**AIM**.
Return, without pictures, the lines from the start of the data through the one that contains "6.5, 8.15, 10.1]".

**COLLECTED MATERIAL**.
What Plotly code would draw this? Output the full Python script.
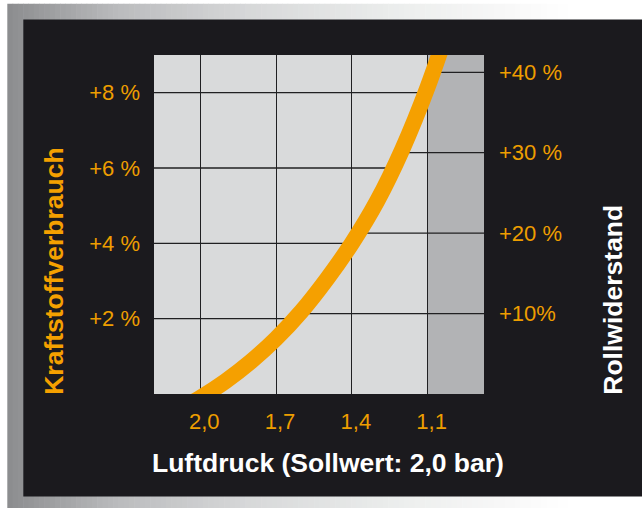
import numpy as np
import plotly.graph_objects as go

# ---------------- data ----------------
pressure = [2.1, 2.0, 1.9, 1.8, 1.7, 1.6, 1.5, 1.4, 1.3, 1.2, 1.1, 1.0]
fuel_pct = [-0.48, -0.1, 0.34, 0.86, 1.47, 2.19, 3.04, 4.0, 5.12, 6.5, 8.15, 10.1]

x_tick_vals = [2.0, 1.7, 1.4, 1.1]
x_tick_text = ["2,0", "1,7", "1,4", "1,1"]
left_tick_vals = [2, 4, 6, 8]
left_tick_text = ["+2 %", "+4 %", "+6 %", "+8 %"]
right_tick_vals = [10, 20, 30, 40]
right_tick_text = ["+10%", "+20 %", "+30 %", "+40 %"]

x_title = "Luftdruck (Sollwert: 2,0 bar)"
left_title = "Kraftstoffverbrauch"
right_title = "Rollwiderstand"

X_RANGE = [2.183, 0.877]
Y_LEFT_RANGE = [0, 9.0]
Y_RIGHT_RANGE = [0, 42.15]
LOW_PRESSURE_LIMIT = 1.1

# ---------------- style ----------------
W, H = 642, 508
ML, MR, MT, MB = 154, 158, 55, 114
PW, PH = W - ML - MR, H - MT - MB

ORANGE = "#F5A000"
TICK_ORANGE = "#EE9E00"
BLACK = "#1B1A1E"
PLOT_BG = "#D9DADB"
DARK_BG = "#B2B3B5"
GRID = "#202022"
FONT = "Liberation Sans, Arial, Helvetica, sans-serif"


def xp(px):
    return (px - ML) / PW


def yp(py):
    return (MT + PH - py) / PH


def hex2rgb(h):
    h = h.lstrip("#")
    return [int(h[i:i + 2], 16) for i in (0, 2, 4)]


grad_stops = [(7, "#8b8c8e"), (120, "#bbbcbe"), (250, "#d7d8d9"),
              (400, "#eceeed"), (500, "#f7f7f7"), (570, "#ffffff"), (642, "#ffffff")]


def grad_color(px):
    for (a, ca), (b, cb) in zip(grad_stops[:-1], grad_stops[1:]):
        if a <= px <= b:
            t = (px - a) / (b - a)
            c1, c2 = hex2rgb(ca), hex2rgb(cb)
            c = [round(c1[i] + (c2[i] - c1[i]) * t) for i in range(3)]
            return "rgb(%d,%d,%d)" % tuple(c)
    return "#ffffff"


shapes = []
# metallic gradient frame (sliced)
n = 120
x0f, x1f = 7.3, 642
for i in range(n):
    a = x0f + (x1f - x0f) * i / n
    b = x0f + (x1f - x0f) * (i + 1) / n + 0.6
    shapes.append(dict(type="rect", xref="paper", yref="paper", layer="below",
                       x0=xp(a), x1=xp(b), y0=yp(508), y1=yp(3.7),
                       line=dict(width=0), fillcolor=grad_color((a + b) / 2)))
# black panel
shapes.append(dict(type="rect", xref="paper", yref="paper", layer="below",
                   x0=xp(23.3), x1=xp(650), y0=yp(496.6), y1=yp(19.4),
                   line=dict(width=0), fillcolor=BLACK))
# plot area background
shapes.append(dict(type="rect", xref="paper", yref="paper", layer="below",
                   x0=0, x1=1, y0=0, y1=1, line=dict(width=0), fillcolor=PLOT_BG))
# low pressure zone
shapes.append(dict(type="rect", xref="x", yref="y domain", layer="below",
                   x0=LOW_PRESSURE_LIMIT, x1=X_RANGE[1], y0=0, y1=1,
                   line=dict(width=0), fillcolor=DARK_BG))

fig = go.Figure()

# horizontal grid segments: left-axis lines end at the curve, right-axis lines start at it
p_arr = np.array(pressure)
f_arr = np.array(fuel_pct)
scale_r = Y_LEFT_RANGE[1] / Y_RIGHT_RANGE[1]
for v in left_tick_vals:
    xc = float(np.interp(v, f_arr, p_arr))
    fig.add_trace(go.Scatter(x=[X_RANGE[0], xc], y=[v, v], mode="lines",
                             line=dict(color=GRID, width=1.3), hoverinfo="skip",
                             showlegend=False))
for v in right_tick_vals:
    vl = v * scale_r
    xc = float(np.interp(vl, f_arr, p_arr))
    fig.add_trace(go.Scatter(x=[xc, X_RANGE[1]], y=[vl, vl], mode="lines",
                             line=dict(color=GRID, width=1.3), hoverinfo="skip",
                             showlegend=False))

# curve
fig.add_trace(go.Scatter(x=pressure, y=fuel_pct, mode="lines",
                         line=dict(color=ORANGE, width=16, shape="spline", smoothing=1.0),
                         showlegend=False, hoverinfo="skip"))
# invisible trace for the right axis
fig.add_trace(go.Scatter(x=[X_RANGE[0]], y=[0], yaxis="y2", mode="markers",
                         marker=dict(opacity=0), showlegend=False, hoverinfo="skip"))

fig.update_layout(
    width=W, height=H,
    margin=dict(l=ML, r=MR, t=MT, b=MB, pad=0),
    paper_bgcolor="#ffffff",
    plot_bgcolor="rgba(0,0,0,0)",
    font=dict(family=FONT, color=TICK_ORANGE, size=22),
    shapes=shapes,
    xaxis=dict(range=X_RANGE, tickvals=x_tick_vals, ticktext=x_tick_text,
               showgrid=True, gridcolor=GRID, gridwidth=1.3, zeroline=False,
               showline=False, ticks="", ticklabelstandoff=12, ticklabelshift=-4,
               tickfont=dict(size=22, color=TICK_ORANGE, family=FONT)),
    yaxis=dict(range=Y_LEFT_RANGE, tickvals=left_tick_vals, ticktext=left_tick_text,
               showgrid=False, zeroline=False, showline=False, ticks="",
               ticklabelstandoff=13,
               tickfont=dict(size=22, color=TICK_ORANGE, family=FONT)),
    yaxis2=dict(range=Y_RIGHT_RANGE, tickvals=right_tick_vals, ticktext=right_tick_text,
                overlaying="y", side="right", showgrid=False, zeroline=False,
                showline=False, ticks="", ticklabelstandoff=14,
                tickfont=dict(size=22, color=TICK_ORANGE, family=FONT)),
    annotations=[
        dict(text="<b>%s</b>" % x_title, xref="paper", yref="paper",
             x=xp(327.5), y=yp(462.7), xanchor="center", yanchor="middle",
             showarrow=False, font=dict(size=26.5, color="#ffffff", family=FONT)),
        dict(text="<b>%s</b>" % left_title, xref="paper", yref="paper",
             x=xp(53.3), y=yp(271.5), xanchor="center", yanchor="middle",
             textangle=-90, showarrow=False,
             font=dict(size=26.5, color=ORANGE, family=FONT)),
        dict(text="<b>%s</b>" % right_title, xref="paper", yref="paper",
             x=xp(612.7), y=yp(300), xanchor="center", yanchor="middle",
             textangle=-90, showarrow=False,
             font=dict(size=26.5, color="#ffffff", family=FONT)),
    ],
)

fig.write_html("out.html", config={"displayModeBar": False},
               post_script="document.body.style.margin='0';document.body.style.overflow='hidden';")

**ANSWER FOR THE TASK**.
What Plotly code would draw this? Output the full Python script.
import numpy as np
import plotly.graph_objects as go

# ---------------- data ----------------
pressure = [2.1, 2.0, 1.9, 1.8, 1.7, 1.6, 1.5, 1.4, 1.3, 1.2, 1.1, 1.0]
fuel_pct = [-0.48, -0.1, 0.34, 0.86, 1.47, 2.19, 3.04, 4.0, 5.12, 6.5, 8.15, 10.1]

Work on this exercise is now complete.